HMD: An Ideology Whose Logic Leads to Murder
This is great, as usual. Go read the whole thing.
This sense of entitlement to commit violence in the name of tolerance and social justice has become a primary characteristic of the Left. To be sure, the Right has its thugs who ambush and attack politicians, but their numbers are dwarfed by the routine violence of members of the Left. That leftist sense of entitlement unites Antifa, the Ferguson and George Floyd race rioters, the Los Angeles anti-ICE rioters, the destroyers of statues, the arsonists who torch cars and police precincts, the mass looters, the stalkers of judges, the assailants of conservative college speakers. It bred the assassination of a health-care executive, presumably the attempted assassinations of Donald Trump, and now apparently the murder of Charlie Kirk. A dinner conversation in the murderer’s household before the assassination centered around how Kirk was “full of hate and spreading hate,” according to Utah governor Spencer Cox.

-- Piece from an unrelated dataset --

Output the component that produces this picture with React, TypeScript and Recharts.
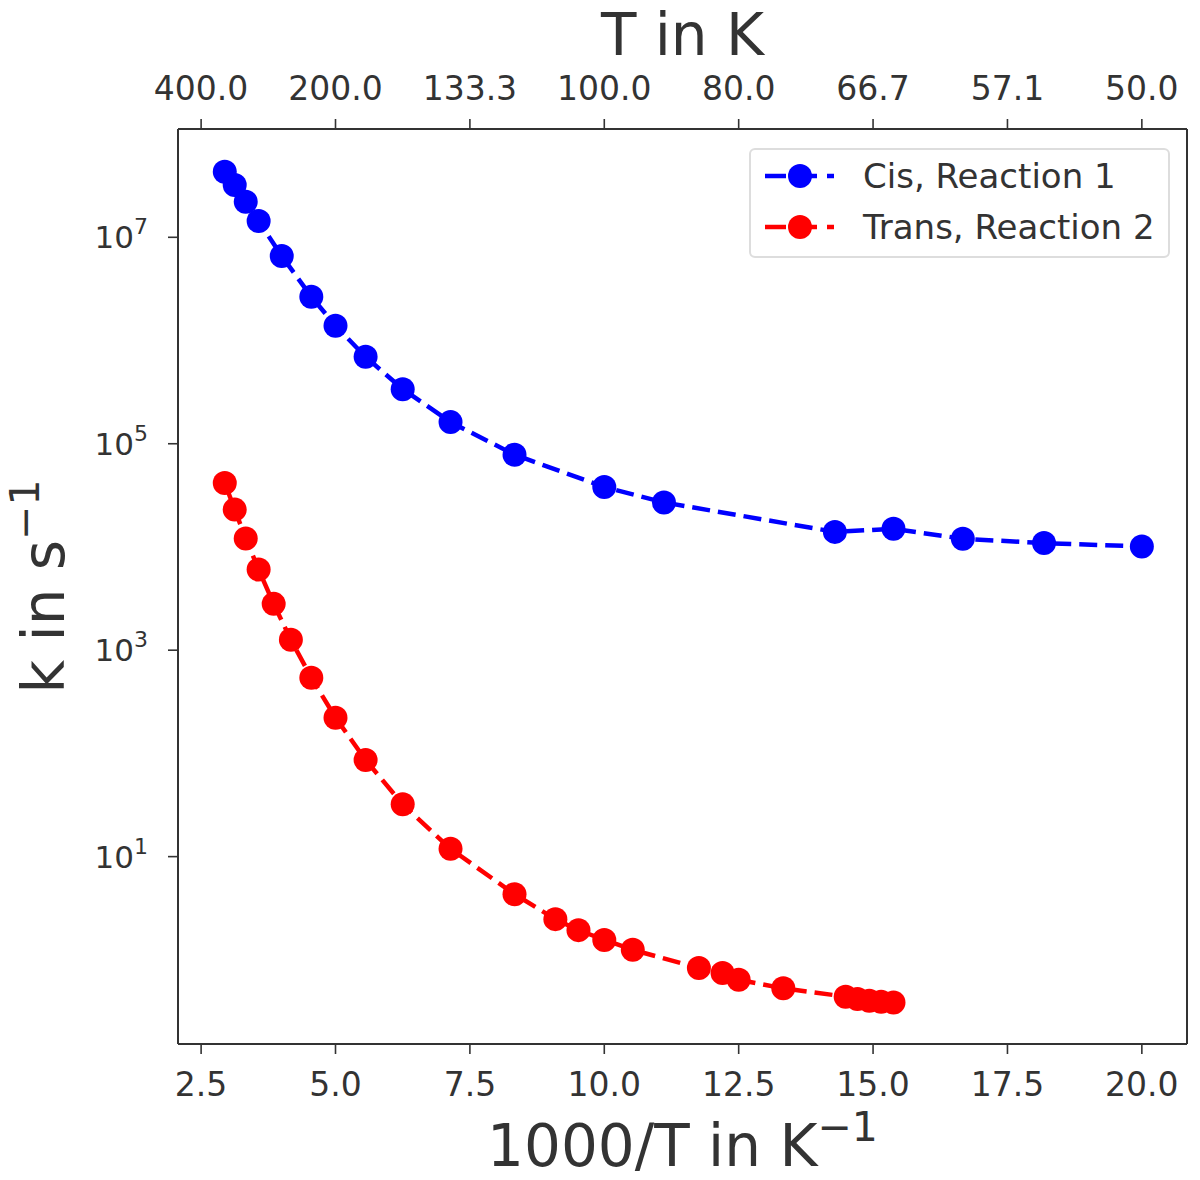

The January 6 Capitol riot, that favorite retort of the elites to conservative claims of regular leftist violence, was a pathetic and deplorable tantrum of the deceived. But it was a one-off act of violence whose physical gravity pales in comparison to the repeated anarchy of the Left.
It was grimly fitting that Kirk was murdered on a college campus, the source of the “hate speech equals violence” ethic that demonizes philosophical opponents and creates a presumption that those opponents must be silenced for the good of America’s endemic victims. Kirk was breaking the stranglehold of that pitiless ideology over its intended targets—college students—giving them the courage to speak their minds in the face of institutional power. Kirk would not be silenced in life, and he will not be silenced in death—others will take up the banner of dissent and will be more determined than ever to challenge academic fictions. In the short term, however, it is hard to see how Turning Point USA continues in its present form in the absence of its charismatic leader.
Charlie Kirk’s death has given President Donald Trump’s efforts to reform campus culture even greater urgency. It is too late to call back the products of that culture who are now ensconced throughout elite institutions. But we can at least reduce the rate at which their successors are bred.